= DATA EXTRACT =
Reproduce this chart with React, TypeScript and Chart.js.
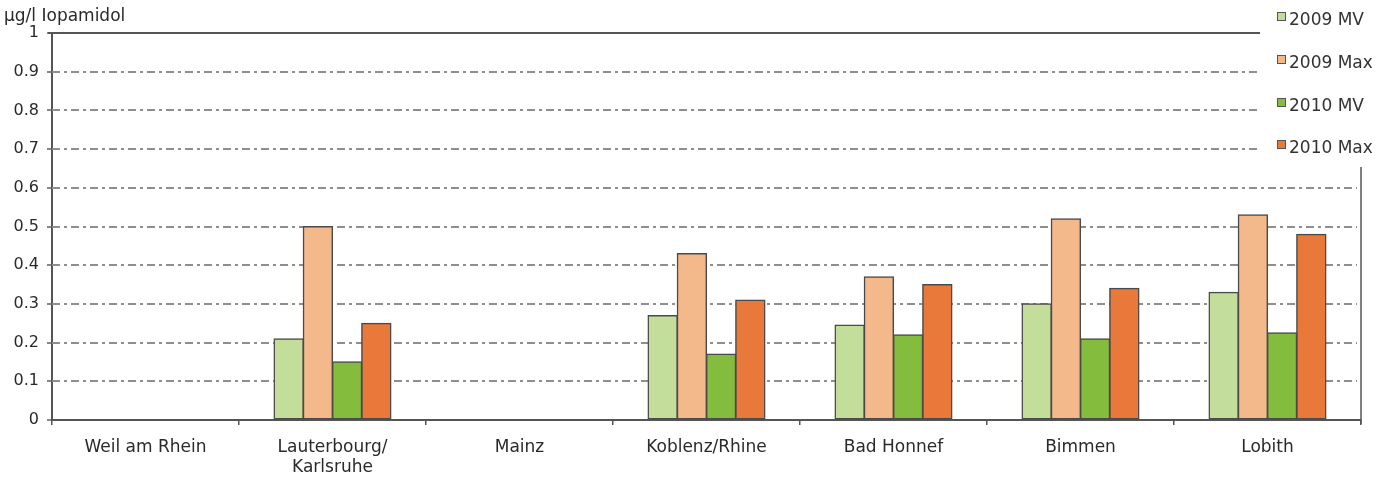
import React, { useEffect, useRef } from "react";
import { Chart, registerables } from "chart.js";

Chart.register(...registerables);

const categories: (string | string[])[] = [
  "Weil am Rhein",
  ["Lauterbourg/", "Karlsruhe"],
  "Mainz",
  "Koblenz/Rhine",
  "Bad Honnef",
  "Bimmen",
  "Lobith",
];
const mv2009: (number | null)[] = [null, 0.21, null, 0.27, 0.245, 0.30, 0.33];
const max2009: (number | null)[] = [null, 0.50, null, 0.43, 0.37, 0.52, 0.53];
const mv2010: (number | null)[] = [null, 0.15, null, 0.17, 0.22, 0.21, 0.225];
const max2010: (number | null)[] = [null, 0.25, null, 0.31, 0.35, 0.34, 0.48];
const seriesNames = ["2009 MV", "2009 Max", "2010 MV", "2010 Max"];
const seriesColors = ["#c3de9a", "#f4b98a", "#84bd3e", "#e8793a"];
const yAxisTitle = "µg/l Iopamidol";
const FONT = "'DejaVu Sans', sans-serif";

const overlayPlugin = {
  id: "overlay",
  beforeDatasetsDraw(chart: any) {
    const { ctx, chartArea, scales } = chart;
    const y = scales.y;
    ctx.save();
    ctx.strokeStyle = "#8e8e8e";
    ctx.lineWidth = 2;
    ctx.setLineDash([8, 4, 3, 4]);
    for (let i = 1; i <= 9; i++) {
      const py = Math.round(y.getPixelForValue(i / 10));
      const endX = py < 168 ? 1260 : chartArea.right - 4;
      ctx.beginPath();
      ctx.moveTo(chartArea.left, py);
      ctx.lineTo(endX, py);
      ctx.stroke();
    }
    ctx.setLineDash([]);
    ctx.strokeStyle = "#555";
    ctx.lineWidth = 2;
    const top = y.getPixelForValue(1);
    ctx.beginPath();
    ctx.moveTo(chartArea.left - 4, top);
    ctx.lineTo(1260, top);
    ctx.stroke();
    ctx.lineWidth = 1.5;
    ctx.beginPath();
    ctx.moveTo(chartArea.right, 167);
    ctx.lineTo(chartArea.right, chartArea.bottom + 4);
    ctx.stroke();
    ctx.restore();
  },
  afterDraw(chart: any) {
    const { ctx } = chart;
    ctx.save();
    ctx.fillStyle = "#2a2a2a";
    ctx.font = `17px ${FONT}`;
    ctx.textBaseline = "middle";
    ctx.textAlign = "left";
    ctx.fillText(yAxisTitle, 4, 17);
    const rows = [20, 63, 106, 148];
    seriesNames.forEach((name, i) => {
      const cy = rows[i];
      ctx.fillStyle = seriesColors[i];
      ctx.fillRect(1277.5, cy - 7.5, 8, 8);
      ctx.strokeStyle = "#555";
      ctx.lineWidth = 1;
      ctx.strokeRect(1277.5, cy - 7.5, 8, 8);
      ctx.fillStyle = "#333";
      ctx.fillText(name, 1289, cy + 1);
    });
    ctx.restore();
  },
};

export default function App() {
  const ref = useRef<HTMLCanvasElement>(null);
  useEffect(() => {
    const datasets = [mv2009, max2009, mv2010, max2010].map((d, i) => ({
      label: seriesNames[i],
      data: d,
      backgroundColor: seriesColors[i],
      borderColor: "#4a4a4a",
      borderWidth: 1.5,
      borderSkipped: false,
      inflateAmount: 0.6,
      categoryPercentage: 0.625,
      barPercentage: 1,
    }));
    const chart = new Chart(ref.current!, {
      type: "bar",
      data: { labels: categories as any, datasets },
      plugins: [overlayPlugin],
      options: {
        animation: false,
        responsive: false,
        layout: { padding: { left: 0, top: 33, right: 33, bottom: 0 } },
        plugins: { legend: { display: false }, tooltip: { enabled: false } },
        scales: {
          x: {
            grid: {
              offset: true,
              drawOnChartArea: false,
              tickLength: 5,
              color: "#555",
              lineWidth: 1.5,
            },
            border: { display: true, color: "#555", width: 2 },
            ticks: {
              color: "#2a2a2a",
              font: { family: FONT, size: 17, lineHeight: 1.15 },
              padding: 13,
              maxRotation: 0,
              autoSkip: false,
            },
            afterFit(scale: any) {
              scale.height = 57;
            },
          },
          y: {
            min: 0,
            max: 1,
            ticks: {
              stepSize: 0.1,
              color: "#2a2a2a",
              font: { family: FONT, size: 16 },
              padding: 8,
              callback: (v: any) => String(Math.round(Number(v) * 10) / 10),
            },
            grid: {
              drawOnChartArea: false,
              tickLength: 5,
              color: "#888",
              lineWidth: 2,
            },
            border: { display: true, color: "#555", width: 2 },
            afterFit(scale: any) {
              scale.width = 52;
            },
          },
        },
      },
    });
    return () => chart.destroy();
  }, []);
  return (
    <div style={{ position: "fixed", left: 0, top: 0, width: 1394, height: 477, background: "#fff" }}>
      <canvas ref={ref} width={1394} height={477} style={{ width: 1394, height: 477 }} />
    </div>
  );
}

= GIVEN TASK =
Output exactly the span of lines from the top of the listing through the line holding "Chart.register(...registerables);", and leave every picture out.

= TASK RESPONSE =
Reproduce this chart with React, TypeScript and Chart.js.
import React, { useEffect, useRef } from "react";
import { Chart, registerables } from "chart.js";

Chart.register(...registerables);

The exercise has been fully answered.